While I don't disagree with Barber's overall conclusions, I have two major gripes with the book. First is that Barber is almost unbearably elitist, and seems to truly believe that chefs will be the ones to drive this type of ecologically-minded change. At the start of the book he writes, "chefs are known for their ability to create fashions and shape markets. What appears on a menu in a white-tablecloth restaurant one day trickles down to the bistro the next, and eventually influences everyday food culture (p. 10)." Barber is apparently a chef who has never eaten really great street food off the back of a truck. He does not seem to really grasp the possibility that culinary influence may flow in the opposite direction, i.e., that chefs may be inspired by humbler, local cooking traditions. It's a curious blind spot, since he describes a vivid memory of seeing Palladin at work in the kitchen, making a delectable sauce that made the poorest cuts of a chicken delectable. The book describes a decade-long journey that Barber took to arrive at his new ecological sustainability, and he meticulously traces his shifting perceptions and deepening understanding of sustainability. This journey takes him to Spain, where he observes how centuries-old practices have produced not only the famed Jamon Iberico, but a thoroughly integrated system of crop, forage, and livestock production. It amazes me that he could come away from a setting like that and still cling so tenaciously to a top-down assumption about how foodways are created and sustained. I suppose I shouldn't find it surprising, considering the milieu that he works in at his own restaurant, and I suppose that the clientele who patronize Blue Hill would find his trickle-down cuisine as comforting as the trickle-down economics they have been peddling in this era of growing social and economic inequality.

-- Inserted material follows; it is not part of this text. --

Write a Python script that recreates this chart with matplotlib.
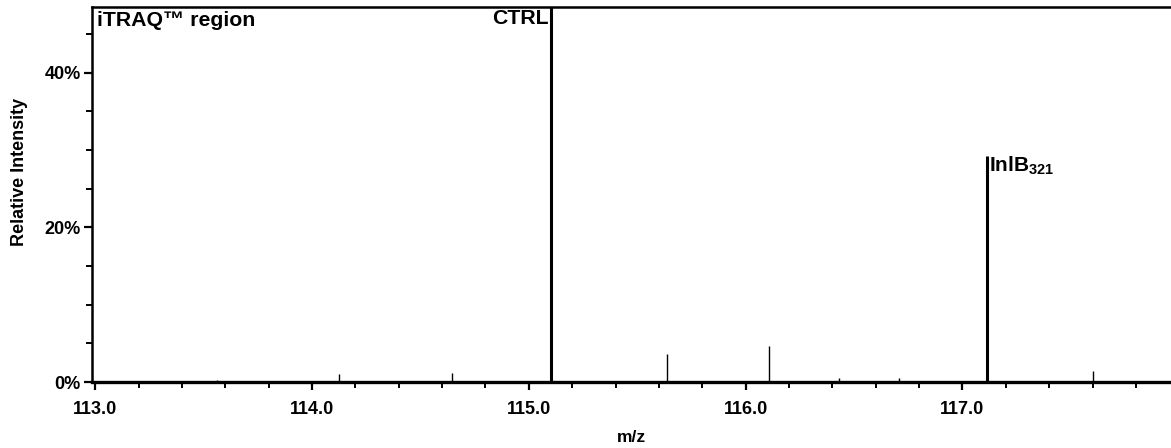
import matplotlib
matplotlib.use('Agg')
import matplotlib.pyplot as plt
from matplotlib.ticker import MultipleLocator, PercentFormatter

plt.rcParams['font.family'] = ['Liberation Sans', 'DejaVu Sans']
plt.rcParams['font.weight'] = 'bold'
plt.rcParams['mathtext.fontset'] = 'custom'
plt.rcParams['mathtext.rm'] = 'Liberation Sans:bold'
plt.rcParams['mathtext.bf'] = 'Liberation Sans:bold'

# reporter ion peaks (m/z, relative intensity in %)
mz = [113.56, 114.125, 114.646, 115.104, 115.636, 116.109, 116.43, 116.707, 117.113, 117.60]
intensity = [0.3, 1.0, 1.15, 100.0, 3.6, 4.7, 0.55, 0.55, 29.2, 1.4]

ctrl_mz = 115.104
inlb_mz, inlb_int = 117.113, 29.2

W, H = 1171, 448
fig = plt.figure(figsize=(W / 100, H / 100), dpi=100)
ax = fig.add_axes([92 / W, (H - 382) / H, (W - 92) / W, (382 - 7) / H])

for x, y in zip(mz, intensity):
    lw = 2.2 if y > 10 else 1.0
    ax.vlines(x, 0, y, color='black', linewidth=lw)

ax.set_xlim(112.985, 117.962)
ax.set_ylim(0, 48.5)

ax.xaxis.set_major_locator(MultipleLocator(1.0))
ax.xaxis.set_minor_locator(MultipleLocator(0.2))
ax.yaxis.set_major_locator(MultipleLocator(20))
ax.yaxis.set_minor_locator(MultipleLocator(5))
ax.xaxis.set_major_formatter(lambda v, p: f'{v:.1f}')
ax.yaxis.set_major_formatter(PercentFormatter(decimals=0))

ax.spines['right'].set_visible(False)
ax.spines['left'].set_linewidth(1.8)
ax.spines['top'].set_linewidth(1.8)
ax.spines['bottom'].set_linewidth(2.4)
ax.tick_params(which='major', direction='out', length=6, width=1.6, labelsize=13, pad=8)
ax.tick_params(which='minor', direction='out', length=4, width=1.4)
ax.tick_params(axis='y', which='major', pad=2)

ax.set_xlabel('m/z', fontsize=12.5, fontweight='bold', labelpad=8)
ax.set_ylabel('Relative Intensity', fontsize=13, fontweight='bold')
ax.yaxis.set_label_coords(-0.059, 0.56)

ax.text(0.005, 0.99, 'iTRAQ™ region', transform=ax.transAxes, ha='left', va='top',
        fontsize=15.3, fontweight='bold')
ax.annotate('CTRL', xy=(ctrl_mz, 48.5), xytext=(-2, -1.5), textcoords='offset points',
            ha='right', va='top', fontsize=15.3, fontweight='bold')
ax.annotate(r'InlB$_{\mathbf{321}}$', xy=(inlb_mz, inlb_int), xytext=(1.5, 1.5),
            textcoords='offset points', ha='left', va='top', fontsize=15, fontweight='bold')

fig.savefig('out.png', dpi=100)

And this brings me to the second complaint I have about the book, which is that although Barber argues elegantly for a more holistic sense of ecology in food system production, he completely ignores the social and human inequalities that are embedded in our current food systems. There are a host of authors writing about the social injustices that are perpetrated within our contemporary food system, and yet Barber turns a completely blind eye to the people who work in our fields and feedlots. I'm thinking about people like Schlosser, but also Barry Estabrook, whose investigative reporting for Gourmet magazine revealed the injustices that are heaped upon pickers in Florida's tomato fields. Or Sara Jaraymaran, who writes about the plight of restaurant workers throughout the American restaurant sector (not only in fast food joints but in the very kind of white-tablecloth establishments where Barber works). It amazes me that Barber could spent a decade soaking in the literature (e.g., Aldo Leopold's land ethic, or Carl Safina's sea ethic) and completely ignore the human ethics in our current food systems that are so problematic. I'm especially puzzled about this omission, given that he traveled so extensively and talked with so many big thinkers in the process of developing this book. If this had been an exercise in armchair philosophy, I could understand how someone might read Thoreau, Emerson, and Leopold and retain such a single-minded commitment to agrarian idealism. But he was out there, in the field, quite literally. There's a glimmer of this kind of consciousness when he visits the North Carolina low country to study how people are reviving the tradition of planting Carolina gold rice. He writes, "there was an uncomfortable duality to this short historical period. Flavorful food was widely available; in many places, it was the only food available. But it happened at a time when the South was still in the grips of slavery. 'At least initially," Glenn said, 'everyone experimenting with kitchen gardens had a slave. They did the work. They almost always did the cooking, too. We had a bunch of wealthy white people who could afford to write books about what some really smart black people were doing.' (p. 347)" Our food system has not evolved very far at all from that time.
Barber makes a gesture toward Big Picture thinking. At the end of the book, he argues for the realization of a third plate, one that uses all parts of the harvest. In this mode, we would not abandon the current farm-to-table model, but deepen our commitment to it, to execute an honest nose-to-tail enactment of that ideal. He designs a menu that would use bycatch, harvestable portions of cover crops, spent grains from beer making, etc. That's all well and good, but at the end of this book, I'm still left asking the question, who will do this work? And how, exactly, would it transform American cuisine on a broad scale?